Şimdi şöyle bir varsayımda bulunalım:

  • Tırnak içerisindeki ifadeyi göz önüne alarak ilk önce kurumun süreçlerini keşfetsek bunları modellesek, herkesin ulaşabileceği, görebileceği, üzerinde fikrini belirteceği bir platform oluştursak.
  • Çalışmalar sonucu ortaya çıkan süreçler üzerinde herkes fikrini beyan etse. Bizde bu fikirler kullanılarak gerekli iyileştirmeleri yapsak. Kuralları, kısıtları ve gereksinimleri ortaya çıkarıp ve bunları kodların içinde kaybolmaktan kurtarsak. Bu aşama sonrasında süreçler ve kurallar üzerinden işleyecek bir yazılım oluştursak bunu yaparken asgari düzeyde kodlama yapsak.
  • Otomatize edilmiş yazılım geliştirme süreci sonrasında yazılımı kullanıma sunsak ve elde edilen veriler ışığında simülasyonlar yapsak buna göre oluşan darboğazları/en çok kullanılan yolları görsek. Darboğazları düzeltmek ve performans iyileştirmesi için adımlar oluştursak.
  • Tekrarlanan kararları belirleyip, bu işlemleri otomatize etsek.
  • İşlemlerin zamanlarını ölçsek ve kişilerin performanslarını gözlemleyip bu konularda gerekli adımları atsak.
  • Dokümanları, onay işlemlerini, yetki bazlı değerlendirmeleri hepsini sistem üzerinden yapsak. Yapılan güncellemeleri hızlıca sisteme yansıtsak ve bunlara benzer birçok yararlı işlevi gerçekleştirebilsek nasıl olurdu?

Yaptığımız varsayımda belirtilen şeyler biraz ütopik kaçabilir fakat “BPM Suite” leri şu an bu imkanları bize sunmaktadır.
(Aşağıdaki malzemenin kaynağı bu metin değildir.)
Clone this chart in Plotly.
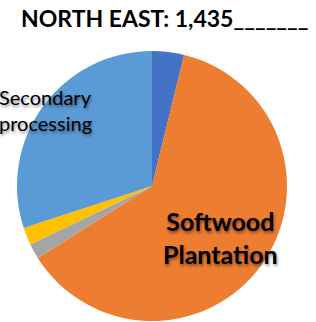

Hatta varsayımlarda değinilen noktalardan daha fazlasını sunmaktadır.

BPM nedir diyerek konuya girmeden önce BPM in “P” si olan süreç nedir ona bakalım.

Süreç Nedir?

“Süreç olguların ya da olayların, belli bir taslağa uygun ve belli bir sonuca varacak biçimde düzenlenmesi, art arda sıralanması. Bir şeyin yapılış, üretiliş biçimini oluşturan sürekli işlemler ve eylemler dizisi” denilebilir.(Wikipedia)

İşin yapılma şekli süreçleri oluşturmaktadır. İşletme gelen değişiklik taleplerine hızlı bir şekilde cevap vermesi ve hedeflerine ulaşabilmesi iyi bir süreç yönetimi ile mümkün olur.

İyi bir süreç;

  • Müşteri odaklıdır.
  • Girdiye değer katmalıdır.
  • Sorumluları belirli olmalıdır.
  • Süreçte yer alan kişilerce açıklıkla anlaşılmış olmalıdır.
  • Performansı düzenli ölçülür ve izlenir olmalıdır.
  • Sürekli iyileştirilmelidir.

 

BPM Nedir peki?

Kurumsal Süreç Yönetimi (Business Process Management) şeklinde Türkçeye çevirebileceğimiz bu kavram işletmelerin işlerini yapma biçimlerini modellemek için kurum içinde yapılan işleri bütünsel bir yaklaşımla ele alan bir yöntemdir. BPM işletmelerin varlıkları arasında sayılabilecek süreçlerin ortaya çıkarılması, belgelendirilmesi, iyileştirmelerin yapılmasını ve adımların otomatik yapılmasını hedefler.